# [SUPPLIED DATA]
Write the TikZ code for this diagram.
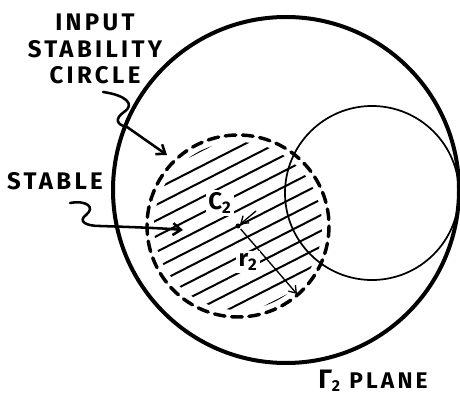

---

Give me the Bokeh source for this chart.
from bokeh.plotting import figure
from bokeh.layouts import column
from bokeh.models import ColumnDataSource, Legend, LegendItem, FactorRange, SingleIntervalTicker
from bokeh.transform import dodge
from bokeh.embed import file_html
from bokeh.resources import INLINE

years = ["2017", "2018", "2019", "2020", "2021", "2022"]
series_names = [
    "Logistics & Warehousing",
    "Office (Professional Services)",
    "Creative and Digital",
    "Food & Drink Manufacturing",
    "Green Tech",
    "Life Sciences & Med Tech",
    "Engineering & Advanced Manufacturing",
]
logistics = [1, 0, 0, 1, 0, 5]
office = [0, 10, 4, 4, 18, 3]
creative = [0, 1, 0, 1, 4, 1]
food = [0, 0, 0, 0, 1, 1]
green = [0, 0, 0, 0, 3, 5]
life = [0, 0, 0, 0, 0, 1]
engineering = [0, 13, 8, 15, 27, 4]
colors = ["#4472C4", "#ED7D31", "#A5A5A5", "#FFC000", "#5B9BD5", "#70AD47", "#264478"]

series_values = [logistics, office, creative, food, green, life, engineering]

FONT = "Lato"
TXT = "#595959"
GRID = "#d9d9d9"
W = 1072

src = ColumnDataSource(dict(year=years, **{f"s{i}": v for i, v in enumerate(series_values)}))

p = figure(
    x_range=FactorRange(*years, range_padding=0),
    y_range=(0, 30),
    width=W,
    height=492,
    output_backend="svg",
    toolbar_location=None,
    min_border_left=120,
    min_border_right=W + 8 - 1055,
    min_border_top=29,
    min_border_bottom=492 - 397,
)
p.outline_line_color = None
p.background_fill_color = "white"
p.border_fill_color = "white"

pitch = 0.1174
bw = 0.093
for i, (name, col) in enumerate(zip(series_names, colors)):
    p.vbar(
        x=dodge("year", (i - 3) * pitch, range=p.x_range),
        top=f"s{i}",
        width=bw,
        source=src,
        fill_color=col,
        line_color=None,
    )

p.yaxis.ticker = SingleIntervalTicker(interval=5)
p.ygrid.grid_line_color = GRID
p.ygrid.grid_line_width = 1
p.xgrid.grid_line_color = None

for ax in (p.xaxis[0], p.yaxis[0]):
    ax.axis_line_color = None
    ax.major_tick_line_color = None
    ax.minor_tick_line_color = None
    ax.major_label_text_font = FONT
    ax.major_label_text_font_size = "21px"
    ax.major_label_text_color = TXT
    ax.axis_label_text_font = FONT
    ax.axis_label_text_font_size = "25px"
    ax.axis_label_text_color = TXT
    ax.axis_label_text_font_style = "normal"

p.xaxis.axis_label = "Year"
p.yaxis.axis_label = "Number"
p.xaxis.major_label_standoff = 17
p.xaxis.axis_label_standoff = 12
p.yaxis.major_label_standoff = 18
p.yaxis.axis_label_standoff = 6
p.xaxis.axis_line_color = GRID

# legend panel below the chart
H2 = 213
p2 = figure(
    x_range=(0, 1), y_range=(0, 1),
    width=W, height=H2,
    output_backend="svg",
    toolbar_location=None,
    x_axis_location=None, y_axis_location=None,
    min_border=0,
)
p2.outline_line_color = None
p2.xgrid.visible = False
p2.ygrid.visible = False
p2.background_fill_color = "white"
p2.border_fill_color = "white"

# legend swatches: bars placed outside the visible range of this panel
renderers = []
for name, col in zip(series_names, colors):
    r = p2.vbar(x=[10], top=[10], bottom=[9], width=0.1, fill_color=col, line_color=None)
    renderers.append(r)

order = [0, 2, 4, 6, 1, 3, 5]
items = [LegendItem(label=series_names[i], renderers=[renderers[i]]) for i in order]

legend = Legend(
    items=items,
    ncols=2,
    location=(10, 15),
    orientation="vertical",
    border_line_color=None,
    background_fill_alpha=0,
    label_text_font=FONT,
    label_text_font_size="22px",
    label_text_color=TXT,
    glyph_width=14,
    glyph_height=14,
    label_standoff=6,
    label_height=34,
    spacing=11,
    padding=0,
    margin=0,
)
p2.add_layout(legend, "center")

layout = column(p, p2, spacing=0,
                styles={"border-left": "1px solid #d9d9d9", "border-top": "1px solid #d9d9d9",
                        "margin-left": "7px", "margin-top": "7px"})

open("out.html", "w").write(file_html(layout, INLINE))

# [GIVEN EXERCISE]
Every line holding "this" should be copied out.

# [REPLY]
Write the TikZ code for this diagram.
Give me the Bokeh source for this chart.
# legend swatches: bars placed outside the visible range of this panel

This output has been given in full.